INFORMATION SUPPLIED:
<<<<

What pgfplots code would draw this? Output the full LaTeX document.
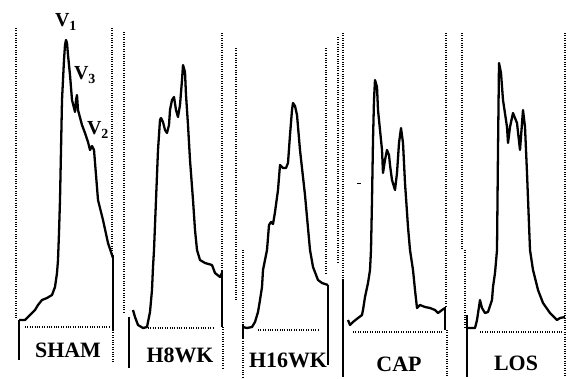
\documentclass[border=0pt]{standalone}
\usepackage{pgfplots}
\pgfplotsset{compat=1.18}
\usepackage{fontspec}
\setmainfont{Liberation Serif}
\begin{document}
\begin{tikzpicture}[
  trace/.style={black, line width=2.3pt, line join=round},
  bar/.style={black, line width=2.2pt},
  dots/.style={black, line width=1.3pt, dash pattern=on 1pt off 1.4pt},
  lab/.style={font=\bfseries\fontsize{22}{22}\selectfont, inner sep=0pt},
  vlab/.style={font=\bfseries\fontsize{20}{20}\selectfont, inner sep=0pt},
]
\begin{axis}[
  scale only axis, width=568bp, height=377bp,
  xmin=0, xmax=568, ymin=0, ymax=377, y dir=reverse,
  hide axis, clip=false,
]
\addplot[draw=none] coordinates {(0,0) (568,377)};
% dotted vertical borders
\addplot[dots] coordinates {(16,28) (16,318)};
\addplot[dots] coordinates {(112,28) (112,253)};
\addplot[dots] coordinates {(113,330) (113,362)};
\addplot[dots] coordinates {(124,32) (124,313)};
\addplot[dots] coordinates {(222,33) (222,270)};
\addplot[dots] coordinates {(223,327) (223,370)};
\addplot[dots] coordinates {(236,48) (236,300)};
\addplot[dots] coordinates {(243,250) (243,377)};
\addplot[dots] coordinates {(326,48) (326,273)};
\addplot[dots] coordinates {(338,37) (338,262)};
\addplot[dots] coordinates {(343,33) (343,280)};
\addplot[dots] coordinates {(446,33) (446,307)};
\addplot[dots] coordinates {(447,330) (447,377)};
\addplot[dots] coordinates {(462,33) (462,250)};
\addplot[dots] coordinates {(465,250) (465,327)};
\addplot[dots] coordinates {(565,33) (565,377)};
% dotted baselines
\addplot[dots] coordinates {(25,327) (110,327)};
\addplot[dots] coordinates {(148,328) (213,328)};
\addplot[dots] coordinates {(258,330) (318,330)};
\addplot[dots] coordinates {(353,332) (443,332)};
\addplot[dots] coordinates {(480,332) (563,332)};
% solid bars
\addplot[bar] coordinates {(19,320) (19,360)};
\addplot[bar] coordinates {(113,255) (113,330)};
\addplot[bar] coordinates {(129,317) (129,368)};
\addplot[bar] coordinates {(222,270) (222,327)};
\addplot[bar] coordinates {(243,325) (243,338)};
\addplot[bar] coordinates {(328,285) (328,365)};
\addplot[bar] coordinates {(343,280) (343,377)};
\addplot[bar] coordinates {(445,307) (445,330)};
\addplot[bar] coordinates {(467,315) (467,377)};
\addplot[black, line width=1pt] coordinates {(357,183) (361,183)};
% SHAM
\addplot[trace] coordinates {(19,320) (25,320) (30,315) (35,310) (38,305) (42,300) (47,298) (52,295) (55,287) (57,273) (58,260) (59,233) (60,200) (61,150) (62,100) (64,60) (65,45) (66,40) (67,43) (68,55) (70,75) (72,100) (75,112) (76,100) (77,95) (78,110) (82,125) (85,133) (88,142) (90,150) (92,146) (94,150) (96,175) (98,200) (103,220) (108,243) (112,255) (113,258)};
% H8WK
\addplot[trace] coordinates {(133,310) (135,317) (138,325) (143,328) (147,327) (148,322) (150,312) (152,290) (153,267) (154,250) (156,200) (158,150) (160,120) (161,118) (163,122) (165,130) (167,133) (169,125) (170,110) (172,100) (174,97) (176,110) (178,117) (180,105) (182,80) (183,65) (185,72) (186,95) (188,125) (190,160) (193,200) (195,230) (197,250) (200,260) (205,263) (212,265) (215,273) (220,277) (222,273)};
% H16WK
\addplot[trace] coordinates {(243,327) (247,328) (252,327) (255,322) (258,312) (260,300) (262,287) (263,270) (267,250) (269,225) (271,222) (273,224) (275,212) (278,190) (280,165) (283,168) (286,168) (288,163) (290,135) (292,110) (293,103) (295,106) (297,115) (300,150) (305,195) (310,250) (313,267) (318,280) (322,283) (328,285)};
% CAP
\addplot[trace] coordinates {(348,320) (350,325) (353,322) (358,318) (362,315) (363,310) (365,297) (368,283) (370,270) (371,250) (372,200) (373,140) (374,100) (375,80) (377,87) (378,110) (382,150) (383,173) (385,160) (387,150) (389,155) (390,165) (392,180) (395,190) (397,173) (399,143) (401,128) (403,143) (405,183) (408,227) (410,250) (413,270) (415,290) (417,308) (420,305) (425,307) (430,308) (435,310) (438,313) (442,310) (445,308)};
% LOS
\addplot[trace] coordinates {(468,328) (475,328) (477,320) (480,300) (482,308) (485,313) (488,312) (492,300) (493,287) (495,273) (497,250) (498,150) (499,63) (501,73) (503,100) (507,127) (508,143) (510,127) (513,113) (517,123) (520,150) (523,110) (525,127) (527,173) (530,250) (533,270) (538,290) (543,303) (550,313) (557,320) (560,318) (565,317)};
% labels
\node[lab] at (axis cs:68,350) {SHAM};
\node[lab] at (axis cs:180,355) {H8WK};
\node[lab] at (axis cs:288,360) {H16WK};
\node[lab] at (axis cs:399,364) {CAP};
\node[lab] at (axis cs:516,363) {LOS};
\node[vlab] at (axis cs:66,22) {V$_{\mathbf 1}$};
\node[vlab] at (axis cs:85,75) {V$_{\mathbf 3}$};
\node[vlab] at (axis cs:98,130) {V$_{\mathbf 2}$};
\end{axis}
\end{tikzpicture}
\end{document}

>>>>

EXERCISE OBJECTIVE:
Quote the full listing above word for word; exclude every picture from the copy.

TASK SOLUTION:
What pgfplots code would draw this? Output the full LaTeX document.
\documentclass[border=0pt]{standalone}
\usepackage{pgfplots}
\pgfplotsset{compat=1.18}
\usepackage{fontspec}
\setmainfont{Liberation Serif}
\begin{document}
\begin{tikzpicture}[
  trace/.style={black, line width=2.3pt, line join=round},
  bar/.style={black, line width=2.2pt},
  dots/.style={black, line width=1.3pt, dash pattern=on 1pt off 1.4pt},
  lab/.style={font=\bfseries\fontsize{22}{22}\selectfont, inner sep=0pt},
  vlab/.style={font=\bfseries\fontsize{20}{20}\selectfont, inner sep=0pt},
]
\begin{axis}[
  scale only axis, width=568bp, height=377bp,
  xmin=0, xmax=568, ymin=0, ymax=377, y dir=reverse,
  hide axis, clip=false,
]
\addplot[draw=none] coordinates {(0,0) (568,377)};
% dotted vertical borders
\addplot[dots] coordinates {(16,28) (16,318)};
\addplot[dots] coordinates {(112,28) (112,253)};
\addplot[dots] coordinates {(113,330) (113,362)};
\addplot[dots] coordinates {(124,32) (124,313)};
\addplot[dots] coordinates {(222,33) (222,270)};
\addplot[dots] coordinates {(223,327) (223,370)};
\addplot[dots] coordinates {(236,48) (236,300)};
\addplot[dots] coordinates {(243,250) (243,377)};
\addplot[dots] coordinates {(326,48) (326,273)};
\addplot[dots] coordinates {(338,37) (338,262)};
\addplot[dots] coordinates {(343,33) (343,280)};
\addplot[dots] coordinates {(446,33) (446,307)};
\addplot[dots] coordinates {(447,330) (447,377)};
\addplot[dots] coordinates {(462,33) (462,250)};
\addplot[dots] coordinates {(465,250) (465,327)};
\addplot[dots] coordinates {(565,33) (565,377)};
% dotted baselines
\addplot[dots] coordinates {(25,327) (110,327)};
\addplot[dots] coordinates {(148,328) (213,328)};
\addplot[dots] coordinates {(258,330) (318,330)};
\addplot[dots] coordinates {(353,332) (443,332)};
\addplot[dots] coordinates {(480,332) (563,332)};
% solid bars
\addplot[bar] coordinates {(19,320) (19,360)};
\addplot[bar] coordinates {(113,255) (113,330)};
\addplot[bar] coordinates {(129,317) (129,368)};
\addplot[bar] coordinates {(222,270) (222,327)};
\addplot[bar] coordinates {(243,325) (243,338)};
\addplot[bar] coordinates {(328,285) (328,365)};
\addplot[bar] coordinates {(343,280) (343,377)};
\addplot[bar] coordinates {(445,307) (445,330)};
\addplot[bar] coordinates {(467,315) (467,377)};
\addplot[black, line width=1pt] coordinates {(357,183) (361,183)};
% SHAM
\addplot[trace] coordinates {(19,320) (25,320) (30,315) (35,310) (38,305) (42,300) (47,298) (52,295) (55,287) (57,273) (58,260) (59,233) (60,200) (61,150) (62,100) (64,60) (65,45) (66,40) (67,43) (68,55) (70,75) (72,100) (75,112) (76,100) (77,95) (78,110) (82,125) (85,133) (88,142) (90,150) (92,146) (94,150) (96,175) (98,200) (103,220) (108,243) (112,255) (113,258)};
% H8WK
\addplot[trace] coordinates {(133,310) (135,317) (138,325) (143,328) (147,327) (148,322) (150,312) (152,290) (153,267) (154,250) (156,200) (158,150) (160,120) (161,118) (163,122) (165,130) (167,133) (169,125) (170,110) (172,100) (174,97) (176,110) (178,117) (180,105) (182,80) (183,65) (185,72) (186,95) (188,125) (190,160) (193,200) (195,230) (197,250) (200,260) (205,263) (212,265) (215,273) (220,277) (222,273)};
% H16WK
\addplot[trace] coordinates {(243,327) (247,328) (252,327) (255,322) (258,312) (260,300) (262,287) (263,270) (267,250) (269,225) (271,222) (273,224) (275,212) (278,190) (280,165) (283,168) (286,168) (288,163) (290,135) (292,110) (293,103) (295,106) (297,115) (300,150) (305,195) (310,250) (313,267) (318,280) (322,283) (328,285)};
% CAP
\addplot[trace] coordinates {(348,320) (350,325) (353,322) (358,318) (362,315) (363,310) (365,297) (368,283) (370,270) (371,250) (372,200) (373,140) (374,100) (375,80) (377,87) (378,110) (382,150) (383,173) (385,160) (387,150) (389,155) (390,165) (392,180) (395,190) (397,173) (399,143) (401,128) (403,143) (405,183) (408,227) (410,250) (413,270) (415,290) (417,308) (420,305) (425,307) (430,308) (435,310) (438,313) (442,310) (445,308)};
% LOS
\addplot[trace] coordinates {(468,328) (475,328) (477,320) (480,300) (482,308) (485,313) (488,312) (492,300) (493,287) (495,273) (497,250) (498,150) (499,63) (501,73) (503,100) (507,127) (508,143) (510,127) (513,113) (517,123) (520,150) (523,110) (525,127) (527,173) (530,250) (533,270) (538,290) (543,303) (550,313) (557,320) (560,318) (565,317)};
% labels
\node[lab] at (axis cs:68,350) {SHAM};
\node[lab] at (axis cs:180,355) {H8WK};
\node[lab] at (axis cs:288,360) {H16WK};
\node[lab] at (axis cs:399,364) {CAP};
\node[lab] at (axis cs:516,363) {LOS};
\node[vlab] at (axis cs:66,22) {V$_{\mathbf 1}$};
\node[vlab] at (axis cs:85,75) {V$_{\mathbf 3}$};
\node[vlab] at (axis cs:98,130) {V$_{\mathbf 2}$};
\end{axis}
\end{tikzpicture}
\end{document}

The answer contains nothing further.